I’ve seen a documentary on the exact info you found on the crossing site. It is very convincing. Like you, true or not, God’s Word is my main source.
I hope all is well with you and yours. Please keep the butterflies happy.
Hi Chris, sorry for just now chiming in, been a hectic week! My source, newadvent.org, votes for (drumroll please?) 🙂
… (1234?-1214 B.C.), the fourth king of the nineteenth Egyptian dynasty and the supposed Pharaoh of the Exodus, was the thirteenth son of Rameses II whom he succeeded in or about 1234 B.C., being then long past middle age. His rule lasted some twenty years, during which he carried on considerable building operations in the Delta, and notably at Tanis (Zoan), where, indeed as elsewhere, he usurped a number of some of his predecessors’ monuments. His original works are comparatively few and insignificant. His name is constantly found on the monuments of his father; it appears also in Nubia, and in the old quarries in the Sinaitic peninsula. In his third year, he quelled a revolt to the northeast, possibly excited by the Hittites’ and in his fifth year, he repelled an invasion of Egypt by the Lybians and their allies, which victory is boastfully described on a black granite stela found in 1896 in his funeral temple at Thebes, and bearing the earliest known reference to Israel. He is commonly regarded as the Pharaoh of the Exodus on the following grounds.
On the one hand, Egyptian discoveries have shown that Rameses II founded the cities represented in Exodus 1:11, as built by the oppressed Hebrews, and therefore point to him as the Pharaoh of the oppression.
On the other hand, Exodus 2:23 and 4:19, imply that the immediate successor of that Pharaoh was on the throne when Moses returned to Egypt where he soon delivered his people. Whence it is not unnaturally inferred that Merneptah I, Rameses son and successor, is the Pharaoh of the Exodus.”

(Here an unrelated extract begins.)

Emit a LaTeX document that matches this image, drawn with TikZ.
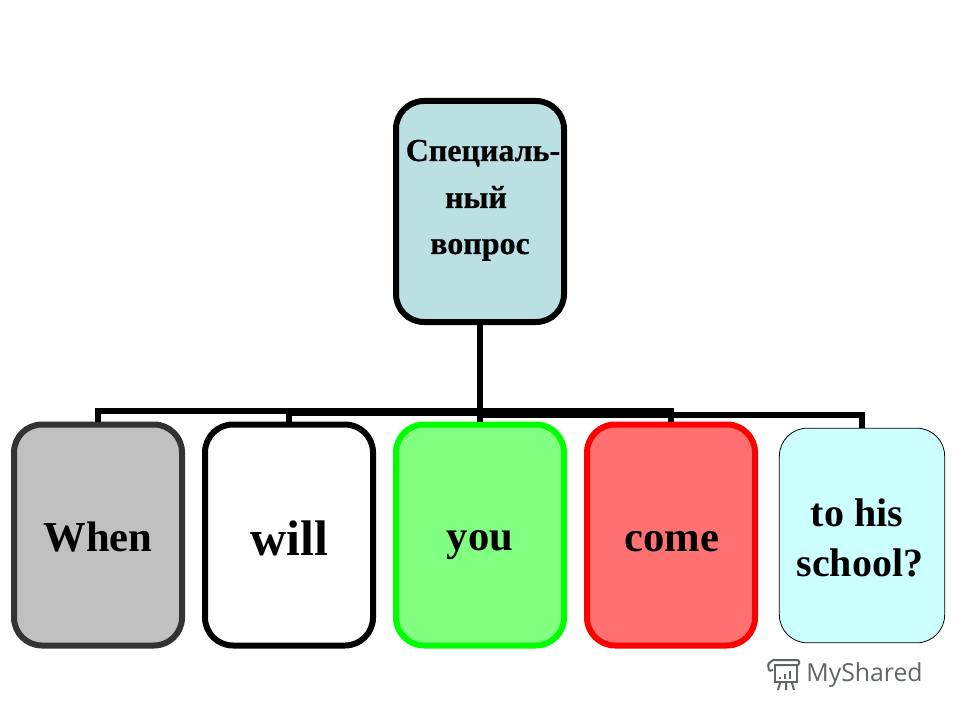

wow, great quote to look up some interesting stuff around the Exodus.
I always appreciate your input, Kassey. And thanks for the historical input.
Your source and the Halley’s Handbook from 1965 are close to agreement. On page 113 of the 1965 Edition is the statement:
“There are two leading opinions: Amenhotep II (1450-1420 B.C.), or Merneptah (1235-1220 B.C.).” It seems to lean towards Amenhotep II, however, on the following page (114).
The dates for Halley’s and newadvent.org are very similar as you have probably noticed.
I think most would “narrow the field” to four candidates, as Halley does.
Thutmose III and
To quote Mr. Halley:
“Whichever it was the MUMMIES of ALL FOUR have been found. So we may now see the actual face of the Pharaoh of Moses’ day, with who Moses himself had very intimate dealings.”
There will always be speculation on this issue, and we’ll probably never know for sure until we get to heaven.
Until then, it is always fun to make an educated guess.
God’s blessings… 🙂
I agree! much to look at and consider. blessings Kassey
You got one thing wrong Ahmose was the pharaoh’s daughter who “found” Moses and named him after herself. If you translate Ahmose 1 and Ahmose 2’s stelaes you will see who the Pharoah of the Exodus was Ahmose 2 was Moses.
Thank you for this comment. I am off for a short nap on this rainy Wednesday. When I awake, I will reread my post and your comment and let you know what I think.
I always appreciate input that corrects any errors I make.
Well, I didn’t make it to my nap yet because I was curious. I’ve spent about 45 minutes looking to validate your comment and I can’t find anything across the internet. Would you mind sharing a link with me that backs up your statement?